Firstly, it raises a question of why engage the services of the Triple Ms (Three Matthews) to acquire a gun you could pick up at the local gun emporium? Perhaps, if you were intending to murder people, you might not want to acquire a registered guy, but Canad'a controversial long gun registry had already been all but tossed under the train. Moreover, - OK, so call me guilty of profiling but - it looks to me that buying merchandise from the Triple Ms would be any guarantee that the weapon might not already have a history.

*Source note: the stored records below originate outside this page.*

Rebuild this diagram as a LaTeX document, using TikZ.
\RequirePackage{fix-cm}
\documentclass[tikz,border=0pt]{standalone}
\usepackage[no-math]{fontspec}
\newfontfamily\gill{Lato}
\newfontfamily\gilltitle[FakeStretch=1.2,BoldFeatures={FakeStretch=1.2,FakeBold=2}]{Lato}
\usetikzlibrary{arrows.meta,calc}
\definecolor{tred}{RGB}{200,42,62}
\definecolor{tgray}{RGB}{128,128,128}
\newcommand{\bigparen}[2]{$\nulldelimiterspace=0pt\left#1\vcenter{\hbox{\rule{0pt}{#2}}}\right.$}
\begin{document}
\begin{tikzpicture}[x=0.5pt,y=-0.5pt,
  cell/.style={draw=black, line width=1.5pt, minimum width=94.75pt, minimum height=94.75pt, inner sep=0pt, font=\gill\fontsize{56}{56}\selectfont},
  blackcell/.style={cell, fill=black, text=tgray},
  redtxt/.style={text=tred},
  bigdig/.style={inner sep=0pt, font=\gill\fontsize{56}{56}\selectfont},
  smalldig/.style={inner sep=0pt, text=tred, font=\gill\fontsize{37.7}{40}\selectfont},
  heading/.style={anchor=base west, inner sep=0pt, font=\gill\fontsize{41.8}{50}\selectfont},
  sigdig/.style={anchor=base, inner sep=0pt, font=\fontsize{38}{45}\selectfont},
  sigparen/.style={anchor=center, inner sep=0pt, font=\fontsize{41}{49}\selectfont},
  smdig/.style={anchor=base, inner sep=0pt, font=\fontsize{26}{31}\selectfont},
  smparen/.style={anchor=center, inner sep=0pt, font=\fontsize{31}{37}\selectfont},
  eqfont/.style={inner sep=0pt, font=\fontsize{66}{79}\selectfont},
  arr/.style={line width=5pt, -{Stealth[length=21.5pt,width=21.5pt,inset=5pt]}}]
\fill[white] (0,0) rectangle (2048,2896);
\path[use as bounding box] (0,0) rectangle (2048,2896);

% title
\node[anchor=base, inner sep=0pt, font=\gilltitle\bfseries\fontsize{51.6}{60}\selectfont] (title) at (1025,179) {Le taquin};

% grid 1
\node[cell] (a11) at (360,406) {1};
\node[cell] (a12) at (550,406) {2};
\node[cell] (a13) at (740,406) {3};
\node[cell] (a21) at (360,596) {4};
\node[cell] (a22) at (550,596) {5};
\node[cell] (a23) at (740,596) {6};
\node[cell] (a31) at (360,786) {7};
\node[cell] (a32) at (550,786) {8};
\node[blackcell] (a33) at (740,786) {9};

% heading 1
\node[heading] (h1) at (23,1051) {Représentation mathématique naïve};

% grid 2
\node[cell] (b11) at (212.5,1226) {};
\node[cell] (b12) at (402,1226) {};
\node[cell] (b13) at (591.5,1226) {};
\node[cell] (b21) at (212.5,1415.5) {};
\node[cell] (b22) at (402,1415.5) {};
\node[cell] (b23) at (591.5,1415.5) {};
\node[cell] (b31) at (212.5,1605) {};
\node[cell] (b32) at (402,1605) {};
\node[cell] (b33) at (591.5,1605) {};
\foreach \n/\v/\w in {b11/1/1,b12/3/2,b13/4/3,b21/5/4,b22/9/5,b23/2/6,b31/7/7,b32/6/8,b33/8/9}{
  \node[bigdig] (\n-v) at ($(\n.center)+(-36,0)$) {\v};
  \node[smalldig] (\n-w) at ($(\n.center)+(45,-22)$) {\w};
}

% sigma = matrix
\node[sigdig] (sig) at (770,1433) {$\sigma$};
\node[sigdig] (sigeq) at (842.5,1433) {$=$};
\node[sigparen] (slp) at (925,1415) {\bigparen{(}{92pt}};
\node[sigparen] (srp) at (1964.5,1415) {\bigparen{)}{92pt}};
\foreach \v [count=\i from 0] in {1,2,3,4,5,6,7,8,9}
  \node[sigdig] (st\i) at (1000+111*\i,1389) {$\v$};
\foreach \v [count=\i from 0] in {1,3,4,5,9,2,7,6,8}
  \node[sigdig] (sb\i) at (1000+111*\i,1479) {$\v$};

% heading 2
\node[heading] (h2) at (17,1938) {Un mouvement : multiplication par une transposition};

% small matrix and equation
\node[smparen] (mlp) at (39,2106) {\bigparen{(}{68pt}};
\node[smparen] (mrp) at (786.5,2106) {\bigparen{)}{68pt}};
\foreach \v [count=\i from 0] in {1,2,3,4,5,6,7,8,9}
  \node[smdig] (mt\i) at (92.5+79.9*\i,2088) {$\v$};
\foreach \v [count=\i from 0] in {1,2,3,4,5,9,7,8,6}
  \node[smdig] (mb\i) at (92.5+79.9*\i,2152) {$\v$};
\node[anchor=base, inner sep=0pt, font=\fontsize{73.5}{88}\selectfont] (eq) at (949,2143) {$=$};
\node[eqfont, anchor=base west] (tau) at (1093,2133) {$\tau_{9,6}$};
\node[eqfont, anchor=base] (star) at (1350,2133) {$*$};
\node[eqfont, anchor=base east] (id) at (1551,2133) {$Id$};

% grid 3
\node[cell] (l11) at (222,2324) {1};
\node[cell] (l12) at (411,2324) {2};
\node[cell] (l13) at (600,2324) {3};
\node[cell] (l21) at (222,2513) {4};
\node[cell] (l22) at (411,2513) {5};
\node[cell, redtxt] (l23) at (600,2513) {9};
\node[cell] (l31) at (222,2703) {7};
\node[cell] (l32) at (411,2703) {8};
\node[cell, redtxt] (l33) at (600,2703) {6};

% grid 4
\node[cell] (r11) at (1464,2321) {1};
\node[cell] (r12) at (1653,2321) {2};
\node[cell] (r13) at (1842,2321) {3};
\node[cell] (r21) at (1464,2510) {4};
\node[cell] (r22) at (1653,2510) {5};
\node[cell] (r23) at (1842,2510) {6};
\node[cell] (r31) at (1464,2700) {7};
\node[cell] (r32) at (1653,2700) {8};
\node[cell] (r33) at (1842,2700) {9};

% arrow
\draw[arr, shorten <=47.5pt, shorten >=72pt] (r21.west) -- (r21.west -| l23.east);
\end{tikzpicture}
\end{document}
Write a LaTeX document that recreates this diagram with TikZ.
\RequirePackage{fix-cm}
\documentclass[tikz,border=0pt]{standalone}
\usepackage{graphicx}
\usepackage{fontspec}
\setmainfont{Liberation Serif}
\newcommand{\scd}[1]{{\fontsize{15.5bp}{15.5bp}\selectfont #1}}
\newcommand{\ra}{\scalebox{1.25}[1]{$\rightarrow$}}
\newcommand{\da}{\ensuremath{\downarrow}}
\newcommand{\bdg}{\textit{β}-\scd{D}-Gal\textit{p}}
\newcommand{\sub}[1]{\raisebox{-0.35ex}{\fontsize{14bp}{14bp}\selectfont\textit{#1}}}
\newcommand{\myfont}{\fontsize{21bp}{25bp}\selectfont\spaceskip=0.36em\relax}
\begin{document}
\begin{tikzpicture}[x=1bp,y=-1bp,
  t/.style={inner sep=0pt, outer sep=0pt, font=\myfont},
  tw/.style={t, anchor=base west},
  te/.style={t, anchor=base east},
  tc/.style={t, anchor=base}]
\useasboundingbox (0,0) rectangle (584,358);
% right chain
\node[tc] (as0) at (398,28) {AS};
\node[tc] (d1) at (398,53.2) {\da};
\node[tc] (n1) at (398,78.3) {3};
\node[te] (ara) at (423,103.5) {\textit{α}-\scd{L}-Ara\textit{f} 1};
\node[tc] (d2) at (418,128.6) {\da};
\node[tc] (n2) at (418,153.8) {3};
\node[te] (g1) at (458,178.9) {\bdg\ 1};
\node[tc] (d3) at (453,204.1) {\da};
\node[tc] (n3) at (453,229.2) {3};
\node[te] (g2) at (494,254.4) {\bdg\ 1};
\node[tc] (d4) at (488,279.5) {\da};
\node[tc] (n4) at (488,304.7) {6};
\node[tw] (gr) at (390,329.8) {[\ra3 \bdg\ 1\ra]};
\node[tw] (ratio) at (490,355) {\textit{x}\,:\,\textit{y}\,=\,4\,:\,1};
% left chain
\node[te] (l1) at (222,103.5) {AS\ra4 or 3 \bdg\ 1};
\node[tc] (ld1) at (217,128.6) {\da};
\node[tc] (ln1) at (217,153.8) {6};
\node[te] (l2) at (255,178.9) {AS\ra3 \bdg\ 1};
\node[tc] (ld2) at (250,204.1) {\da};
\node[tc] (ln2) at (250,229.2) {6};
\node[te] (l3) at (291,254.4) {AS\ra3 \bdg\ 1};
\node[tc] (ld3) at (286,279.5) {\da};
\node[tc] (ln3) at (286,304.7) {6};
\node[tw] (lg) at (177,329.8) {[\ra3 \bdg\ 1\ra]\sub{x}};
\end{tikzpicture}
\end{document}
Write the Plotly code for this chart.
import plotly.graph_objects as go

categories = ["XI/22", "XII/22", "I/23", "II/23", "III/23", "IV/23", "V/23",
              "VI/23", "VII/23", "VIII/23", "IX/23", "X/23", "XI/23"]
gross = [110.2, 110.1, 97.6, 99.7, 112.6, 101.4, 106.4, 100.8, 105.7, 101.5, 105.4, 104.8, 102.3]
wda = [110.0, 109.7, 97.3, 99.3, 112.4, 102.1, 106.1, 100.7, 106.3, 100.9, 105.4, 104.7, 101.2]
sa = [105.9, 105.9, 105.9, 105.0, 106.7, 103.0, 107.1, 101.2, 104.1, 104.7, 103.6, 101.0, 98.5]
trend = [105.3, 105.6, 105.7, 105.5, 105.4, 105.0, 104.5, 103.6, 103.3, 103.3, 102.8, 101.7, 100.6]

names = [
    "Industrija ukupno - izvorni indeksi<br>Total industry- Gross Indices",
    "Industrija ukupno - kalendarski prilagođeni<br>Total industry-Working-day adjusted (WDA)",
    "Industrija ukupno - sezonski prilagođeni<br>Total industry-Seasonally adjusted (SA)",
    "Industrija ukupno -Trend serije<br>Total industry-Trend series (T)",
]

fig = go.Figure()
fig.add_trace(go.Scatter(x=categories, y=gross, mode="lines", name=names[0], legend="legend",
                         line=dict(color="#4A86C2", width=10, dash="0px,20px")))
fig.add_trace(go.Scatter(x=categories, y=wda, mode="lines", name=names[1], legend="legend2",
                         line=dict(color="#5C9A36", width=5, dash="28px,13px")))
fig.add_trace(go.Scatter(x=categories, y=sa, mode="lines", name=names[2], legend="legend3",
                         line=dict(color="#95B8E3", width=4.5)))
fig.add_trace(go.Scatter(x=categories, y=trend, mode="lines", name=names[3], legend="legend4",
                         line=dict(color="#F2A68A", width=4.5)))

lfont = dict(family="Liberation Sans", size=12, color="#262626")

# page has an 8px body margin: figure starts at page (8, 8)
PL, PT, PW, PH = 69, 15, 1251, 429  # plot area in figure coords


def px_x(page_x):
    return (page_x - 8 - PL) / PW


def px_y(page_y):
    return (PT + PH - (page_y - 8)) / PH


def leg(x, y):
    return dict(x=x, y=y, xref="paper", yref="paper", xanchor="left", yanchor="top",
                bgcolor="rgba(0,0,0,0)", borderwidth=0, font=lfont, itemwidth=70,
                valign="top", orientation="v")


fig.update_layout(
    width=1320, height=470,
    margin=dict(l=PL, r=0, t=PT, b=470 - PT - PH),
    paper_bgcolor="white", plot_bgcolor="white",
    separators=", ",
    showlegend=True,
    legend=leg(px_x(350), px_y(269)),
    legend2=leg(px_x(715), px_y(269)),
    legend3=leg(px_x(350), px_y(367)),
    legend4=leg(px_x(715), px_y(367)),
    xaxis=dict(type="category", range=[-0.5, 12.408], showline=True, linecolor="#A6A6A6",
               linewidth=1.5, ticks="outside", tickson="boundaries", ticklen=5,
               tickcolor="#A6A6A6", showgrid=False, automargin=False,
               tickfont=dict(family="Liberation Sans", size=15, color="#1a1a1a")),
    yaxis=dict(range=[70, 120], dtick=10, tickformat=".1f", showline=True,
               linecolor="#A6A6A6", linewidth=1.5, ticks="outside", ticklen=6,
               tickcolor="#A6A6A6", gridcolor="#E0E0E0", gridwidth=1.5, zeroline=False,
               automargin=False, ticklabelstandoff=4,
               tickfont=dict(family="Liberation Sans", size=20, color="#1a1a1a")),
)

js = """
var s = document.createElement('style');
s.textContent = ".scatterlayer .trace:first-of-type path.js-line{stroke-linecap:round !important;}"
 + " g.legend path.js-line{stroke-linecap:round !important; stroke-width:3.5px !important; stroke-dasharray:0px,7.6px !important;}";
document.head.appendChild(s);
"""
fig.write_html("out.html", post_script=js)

Secondly, although, reportedly, shotguns are successfully used in approximately 3 percent of suicides, it's guaranteed to be a pretty messy affair and not at all the tidy little entry wound implied in the "shot in the eye" sudden death of WM. Basically, if the victim - or somebody else, in the case of murder - shoots at point blank range and the shots explode in the head, there will be very little left of that appendage which will instead be rather extensively redistributed around the room. Determining that the entrance wound was at an eye position would therefore be quite challenging. If the shotgun blast was NOT at point blank range, but some distance away, as one would think might lead to the probable determination of murder, the shot balls would have numerous impact wounds all over a person's face and would be much less likely to be fatal. (For those who aren't faint of heart, images of these results can be found online. Even without the TOS I wouldn't post the links here.) But considering the possibilities, I suppose there could also be a limited number of variations. For instance, a person determined to commit suicide but faint of heart, might rig up some kind of apparatus involving the gun trigger, string and a doorknob - that would allow the trigger to be released remotely either by kicking the door closed or (heaven forfend), if someone were trying to make a hideous impression on someone else by killing himself and tied that string to an outward swinging door, then the trigger would be pulled by the next person who opens the door. In either case, however, the target would be both further away and imprecise and shot would most likely end up all over the place, including the victim's face- something police investigators might surely have noticed when arriving on the scene. So again, preferring to wait until the trial(s), I meanwhile don't feel at all confident in arriving at either the shotgun as murder weapon or the shot in the eye conclusions. IMO. MOO. etc.